Thereafter, a new approach begun to be taken by local authorities and the Planning Inspectorate, in which the “advice” element of MTAN2 was emphasised. As one consent after another was granted – against the economic grain, as pointed out here – it was justified by planning officers and inspectors who said that MTAN2 was only a document that local planning authorities must have regard to but may not necessarily adhere to. My own cynical view is that many cash-strapped local authorities would rather do anything than spend five years in the courts fighting aggressive opencast operators that appear to employ as many lawyers as colliers.
Then the collapse of Scottish Coal happened. Around a year afterwards, the Welsh Government released a report into the restoration of opencast sites in Wales. As flawed as this was, written by consultants to the industry whose natural inclination is to pity the developer while the concerns of local communities went unaddressed, it nonetheless also called for a review of MTAN2.
A year after that, the Welsh Government convened an opencast summit, at which very little was decided, and further action is now promised. A review of MTAN2 is underway, we are told.
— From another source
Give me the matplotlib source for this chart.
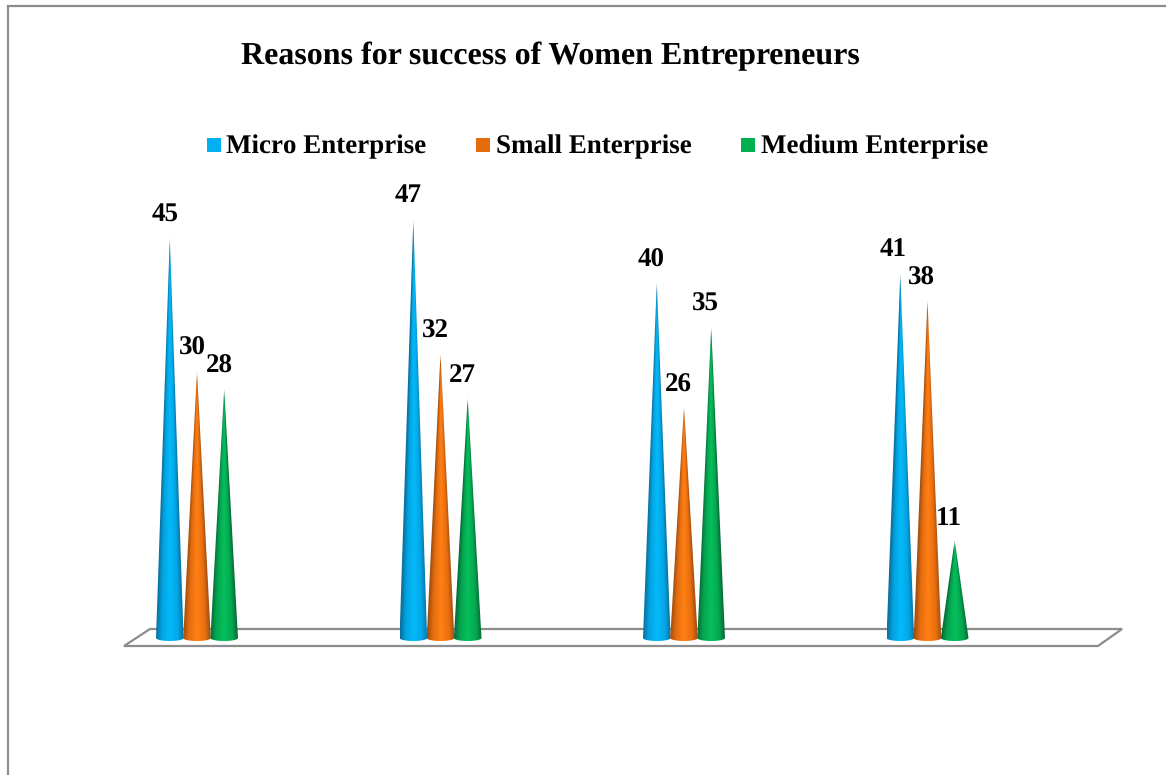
import matplotlib
matplotlib.use('Agg')
import matplotlib.pyplot as plt
from matplotlib.colors import LinearSegmentedColormap
from matplotlib.patches import Polygon, Rectangle
from matplotlib.transforms import Affine2D
import numpy as np

plt.rcParams['text.hinting'] = 'no_hinting'
plt.rcParams['text.hinting_factor'] = 1

W, H = 1166, 775

title = "Reasons for success of Women Entrepreneurs"
series_names = ["Micro Enterprise", "Small Enterprise", "Medium Enterprise"]
micro = [45, 47, 40, 41]
small = [30, 32, 26, 38]
medium = [28, 27, 35, 11]

swatch_colors = ['#00b0f0', '#e46c0a', '#00b050']
# edge, body, highlight, body, edge shades for the cones
shades = [
    ['#0b6f9c', '#02a4e2', '#05baf9', '#02a6e6', '#0b6f9c'],
    ['#9f4e0e', '#e56c10', '#ff8014', '#e96e10', '#9f4e0e'],
    ['#076a38', '#04a44e', '#06c05c', '#04a850', '#076a38'],
]
shade_stops = [0, 0.2, 0.5, 0.8, 1]

# layout in pixels
base_px = 638
px_per_unit = 8.9
group_px = 197.0
group_step = 243.5
cone_step = 27.2 / group_step
half_width = 13.8 / group_step
base_drop = 3 / px_per_unit

fig = plt.figure(figsize=(W / 100, H / 100), dpi=100)
ax = fig.add_axes([0, 0, 1, 1])
xlim = (-group_px / group_step, (W - group_px) / group_step)
ylim = ((base_px - H) / px_per_unit, base_px / px_per_unit)
ax.set_xlim(xlim)
ax.set_ylim(ylim)
ax.axis('off')

# non-data furniture is placed in pixels from the top left
px = Affine2D().scale(1, -1).translate(0, H)

# chart border, open at the bottom
grey = '#8c8c8c'
ax.plot([8, 8, W], [H, 5.5, 5.5], color=grey, lw=1.6, transform=px, solid_joinstyle='miter')

# floor of the 3D plot
floor = Polygon([(124, 646), (1098, 646), (1122, 629), (150, 629)], closed=True,
                fill=False, edgecolor=grey, lw=1.6, transform=px)
ax.add_patch(floor)

ax.text(550.5, 56, title, family='Liberation Serif', weight='bold', fontsize=23,
        ha='center', va='center', transform=px)

legend_x = [(207, 226), (476, 496), (741, 761)]
for (sx, tx), name, col in zip(legend_x, series_names, swatch_colors):
    ax.add_patch(Rectangle((sx, 138), 14, 14, color=col, lw=0, transform=px))
    ax.text(tx, 147, name, family='Liberation Serif', weight='bold', fontsize=19.1,
            ha='left', va='center', transform=px)


def cone(x, value, colors):
    # shading follows the taper, so the dark edges run up to the tip
    theta = np.linspace(np.pi, 2 * np.pi, 40)
    xs = x + half_width * np.cos(theta)
    ys = base_drop * np.sin(theta)
    outline = np.column_stack([np.r_[x, xs], np.r_[value, ys]])

    cmap = LinearSegmentedColormap.from_list('cone', list(zip(shade_stops, colors)))
    gx = np.linspace(x - half_width, x + half_width, 160)
    gy = np.linspace(value, -base_drop, 400)
    xx, yy = np.meshgrid(gx, gy)
    taper = np.clip(1 - yy / value, 0.002, 1)
    u = np.clip((xx - x) / (half_width * taper) * 0.5 + 0.5, 0, 1)
    rgba = cmap(u)
    # the very tip fades out
    rgba[..., 3] = np.clip(0.35 + (value - yy) * px_per_unit / 14, 0, 1)

    im = ax.imshow(rgba, aspect='auto', interpolation='bilinear', zorder=3,
                   extent=(x - half_width, x + half_width, -base_drop, value))
    im.set_clip_path(Polygon(outline, closed=True, transform=ax.transData))


values = [micro, small, medium]
for s, vals in enumerate(values):
    for g, v in enumerate(vals):
        cone(g + (s - 1) * cone_step, v, shades[s])

label_pos = [
    [(165, 215), (408, 196), (651, 260), (893, 250)],
    [(192, 348), (435, 331), (678, 385), (921, 278)],
    [(219, 366), (462, 376), (705, 304), (949, 519)],
]
for s, vals in enumerate(values):
    for g, v in enumerate(vals):
        ax.text(*label_pos[s][g], str(v), family='Liberation Serif', weight='bold',
                fontsize=19.2, ha='center', va='center', transform=px, zorder=5)

# imshow resets the limits
ax.set_xlim(xlim)
ax.set_ylim(ylim)
fig.savefig('out.png', dpi=100)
There are differing views among communities as to how this should be achieved, but there is an almost-universal belief that the advice note – particularly the exemptions – falsely raises the expectations of communities who, in reality, are provided with very little planning protection against opencast.
Two years to get even this far demonstrate the priority that the Welsh Government gives to this issue. In recent times, Labour MPs have begun to look to the current government for redress, citing the 1993 Coal Industry Act, which privatised the sector, as the original sin. The Welsh Government enthusiastically supports this, although it has yet to meet with counterparts in Whitehall to press the case.
In reality, this is a numbers game for the Welsh Government. Although opencast pits are found mostly in the former coaling areas in South Wales, nevertheless it is usually small communities, usually of little more than a couple of hundred people, who live with the intrusion that this kind of mining brings. To politicians, their votes are few, while to officials their needs are disproportionately costly.
What this issue requires is firm direction from the top. Bethan Jenkins has suggested local mining panels, pooled expertise between local authorities and a host of other measures, none of which have been taken up with enthusiasm – or even acknowledged – by Welsh ministers. There is no indication that this situation will change radically any time soon.